Sunday, February 05, 2012

Superbowl Sleestak Sunday

Today is Superbowl Sunday. Yes, I know that Sleestak are great at playing basketball, not football. But I was remembering memorable Superbowl ads.
One of them was for the movie "Land of the Lost". By the time of the Superbowl, I'd already known that this forthcoming movie, which I had been waiting 30 years for, was going to be pretty bad. It turned out even worse than the following Superbowl spot might lead you to believe. And yes, there are Sleestak in the commercial, for a split second toward the very end.

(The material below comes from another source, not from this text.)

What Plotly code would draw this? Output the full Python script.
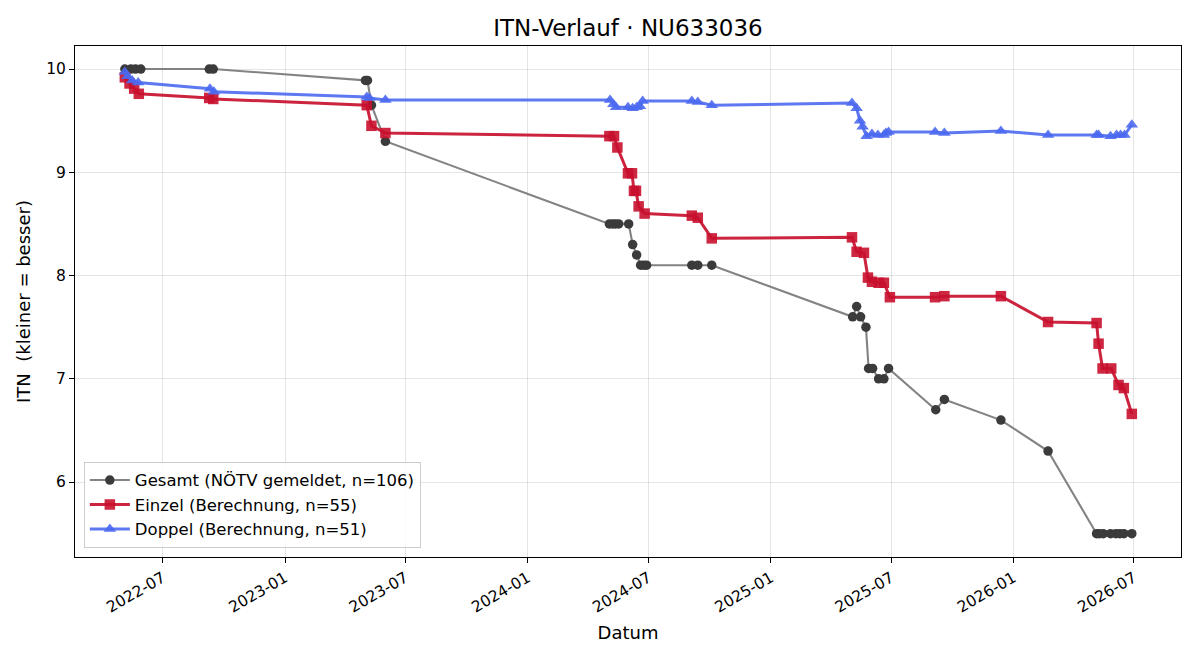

I also remember when an unknown non-politician named Rick Snyder went for broke and bought time to run his "One Tough Nerd" ad during the Superbowl. It worked: he was elected governor later that year
.

There is one commercial that shows the Sleestak in their hissing glory, and that one was one by Subway. But not during the Super Bowl:



Fed up with the Superbowl and commercials? Then go to Dog Ears Books in Northport for its "Escape from Football" tonight. Will they be serving a Tussssscan chicken melt submarine sandwich? I wonder if there are any great books on football. I know people who have read "North Dallas 40" and liked it, but the highlights they mentioned were scatalogical.
Critic George Plimpton had the "Small Ball Theory" of sports writing:

"This stated that there seems to be a correlation between the standard of writing about a particular sport and the ball it utilizes -- that the smaller the ball, the more formidable the literature. There are superb books about golf, very good books about baseball, not many good books about football or soccer, very few good books about basketball and no good books at all about beach balls. I capped off the Small Ball Theory by citing Mark Twain's "Celebrated Jumping Frog of Calaveras County," perhaps the most universally known of sports stories, in which bird shot (very small balls indeed!) is an important element in the plot."

Click here to read more about it. After reading this, I guess I should end my quest to find great Earthball literature.

3 comments:

BB-Idaho said...

Never heard of 'earthball'. Sort
of interesting...but no spikes!
(or cheerleaders)

silly rabbit said...

My memory may be foggy on the subject. Didn't Plimpton also write one called "Paper Tiger" where he played football himself, though not well for his research and wrote about it? I should go check it out.

I also have not heard of earthball... so I must go check that link out too.

I recall the Sleestack and Subway commercial. Its a shame the movie turned out so awful... but the casting was so wrong!

silly rabbit said...

Ok... now that I looked at Earthball, I realize that I have actually played at the school where I used to work. Ha! It is a lot of fun. The kids love it.